1) Corey Davis, WR, Western Michigan (6-foot-3/ 213 pounds)
Big physical wide receiver, is described by Bleacher Report’s Matt Miller as the best route runner in the draft. Has good acceleration and the ability run through arm tackles. Good with the ball after the catch, and has experience running a fairly extensive route tree. Current receivers Chris Conley and Albert Wilson have not developed as hoped and Jeremy Maclin (whom I see some of in Corey Davis game) becomes more and more expensive as the years go by.
Matt Miller of Bleacher Report presented this information about Davis and just what exactly he can accomplish. Should be noted that Miller compares and sees Davis as a young Michael Crabtree.
2) Luke Falk, QB, Washington State (6-foot-4/210 pounds) Former walk on at Washington State is now perhaps the most accurate passer in the NCAA. He certainly must put on weight to survive in the NFL, Falk has experience in the spread passing attack throwing multiple routes, going sideline to side and multiple depths. Falk’s biggest issue perhaps is that he isn’t much of a scrambler out of the pocket and his arm strength is not as good as other prospects, especially compared to Notre Dame’s DeShone Kizer. When I watch Falk, I see some Trent Green.
3) Jeremy Sprinkle, TE, Arkansas (6-foot-6/256 pounds)
Somewhat underutilized and having played backup to Hunter Henry last year, Sprinkle has been to prominent tight end this year. While Sprinkle is a decent to good blocker, and has good athleticism, but has not been asked to do much receiving at this point, and is somewhat limited in that experience.
However, the position, at one point thought to be a strength has become an issue with Demetrius Harris inexplicable inability to catch and the lack of development from other tight ends.
4) Jon Heck, OT, North Carolina (6-foot-6/300 pounds )
We will start with fact he’s the son of current Chiefs offensive line coach Andy Heck. After red shirting his first season in Chapel Hill, Heck has started at right tackle for the past four seasons. The Chiefs certainly could benefit from finding a replacement at swing/backup tackle. Heck is a far more natural run blocker and right tackle then he is a left tackle.
On film, he’s a prospect that possibly could possibly slide inside to guard if he proves to not be to tall. If he played left tackle in college, he’s not available here.
5) Jeremy Cutrer, CB/S, Middle Tennessee (6-foot-2/170 pounds)

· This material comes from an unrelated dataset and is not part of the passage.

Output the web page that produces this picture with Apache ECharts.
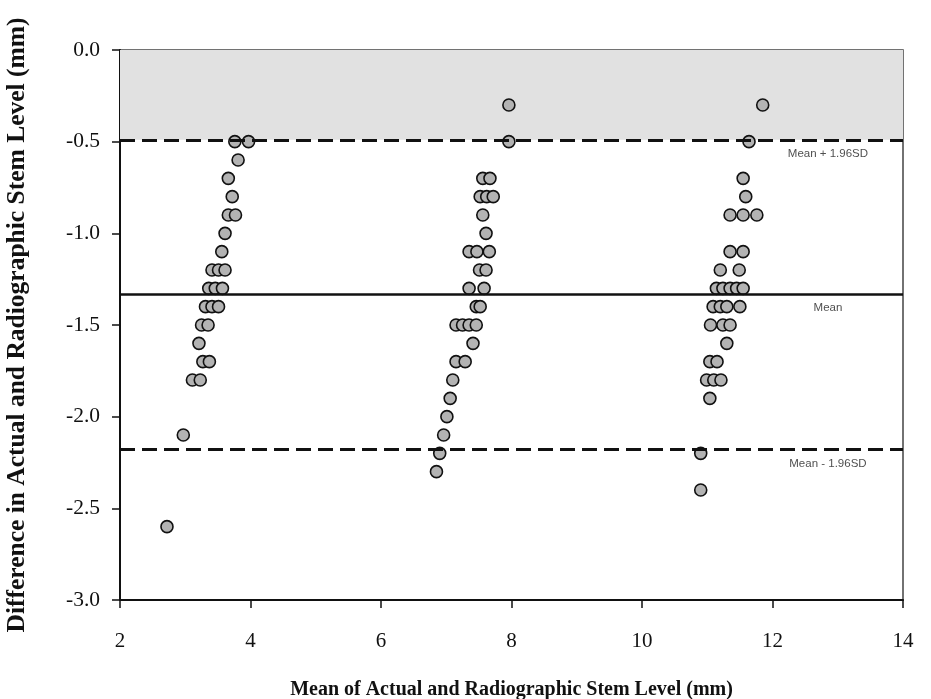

Athletic and big for the corner position, Cutrer is an interesting and athletic prospect that reminds me at least of an unrefined Ron Parker. A top prospect coming out of high school in Louisiana, grades prevented him from fulfilling his commitment to LSU, and he ended up at Middle Tennessee. He will need to put on weight obviously, and will remain to be seen if he ends at safety or can stay at corner.
However, he’s a willing run defender and displays a knack for getting to the ball in the air. Cutrer also has experience playing special teams. The Chiefs have depth at defensive back, so it’s not a huge need, but this is the type of project that, if he pans out, really works
6) Austin Rehkow, P, Idaho (6-foot-3/ 208 pounds)
I’ve long speculated that this is the last season of Dustin Colquitt. He’s due close to $5 million next season, and with the cap issues the Chiefs are facing, hard to imagine keeping the most expensive punter in football. Johnston is putting up solid numbers as both the punter and kicker at Idaho.
Rehkow, according to CBS Sports, is the top-rated punter in this years draft. On top of a solid punter, the fact that Rehkow has experience kicking field goals gives the Chiefs, in essence, a backup kicker should something happen to Cairo Santos.